A battle for technological supremacy has been raging in the bike market for the last few years with an explosion of traction control and ABS technology allied to sensors measuring lean angles, acceleration and yaw. It all adds safety but comes at a cost that’s more than just financial.
The issue is that bikes have a far longer lifespan than most of the high-tech kit that’s being fitted to them. In the UK, the average motorcycle in use is more than 13 years old. That means it dates from an era before smartphones or iPads, when the iPod was still something for early-adopters and even sat-nav was a rare and expensive feature limited to luxury cars. By the same measure, it’s pretty safe to assume that the high-tech systems emerging on the latest generation of bikes today will look laughably dated in a decade’s time, despite the fact that the motorcycles themselves will still be in the prime of life.
Honda’s solution, proposed in a patent application that’s recently emerged, is to shift away from the idea of incorporating all the latest technology into the bikes themselves and instead to put the onus on a more regularly-updated piece of equipment – your phone.
Modern smartphones already incorporate a host of accelerometers, gyros and yaw sensors as well as featuring GPS and a mobile internet connection, and importantly they’re also equipped with a piece of kit that’s yet to make an appearance in the motorcycle safety armoury; cameras. Honda’s idea is to leverage that technology.

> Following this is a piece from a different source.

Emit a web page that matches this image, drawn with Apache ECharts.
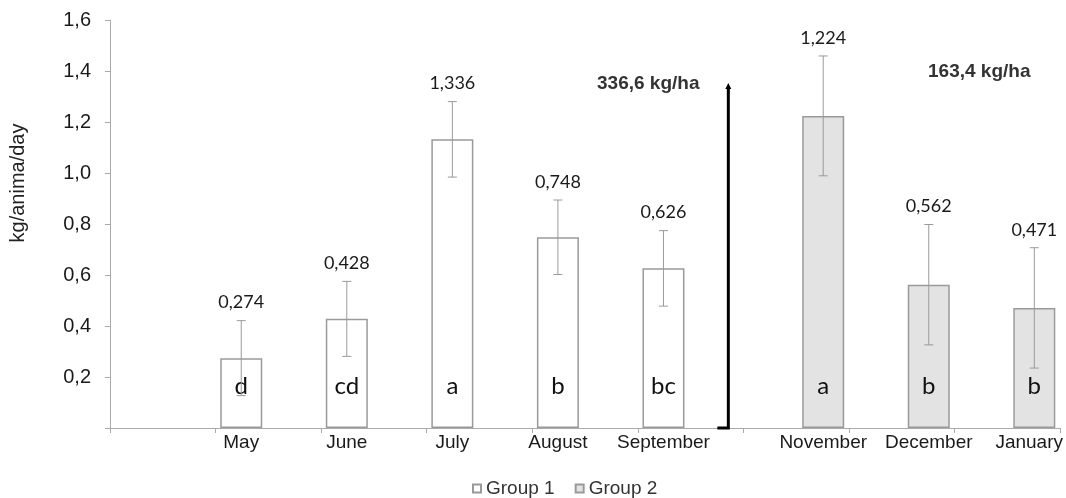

The patent that reveals the idea actually focusses on a particularly innovative element. Appreciating that you’re unlikely to want your phone mounted on the front of your bike where its camera can see the road ahead, it proposes a more conventional bar-mounted position. From there, the idea is that the front-mounted ‘selfie’ camera on the phone can look back at you, monitoring a reflected, wide-angle image of the road ahead from the reflections on a conventional mirrored visor on your helmet.
The proposal is that software on the phone could differentiate between the reflection and the background and use it to pick out hazards.
The patent application is a little vague as to how the bike could react, but says the phone can be linked to a network that might include the bike itself – with info from its own on-board sensors – a remote server and, potentially, a head-up display inside your helmet. The point is that it would be versatile, updatable and able to improve alongside the fast-moving tech of smartphones. Even riders of old ‘dumb’ bikes could still see benefits, using their phones not only as GPS systems but also to provide early warnings of approaching dangers thanks to the connected nature of the system.
Even if this patent application doesn’t directly lead to a new piece of technology, it shows that manufacturers are starting to appreciate that the powerful computer that most of us carry everywhere we go could be usefully employed to make riding safer.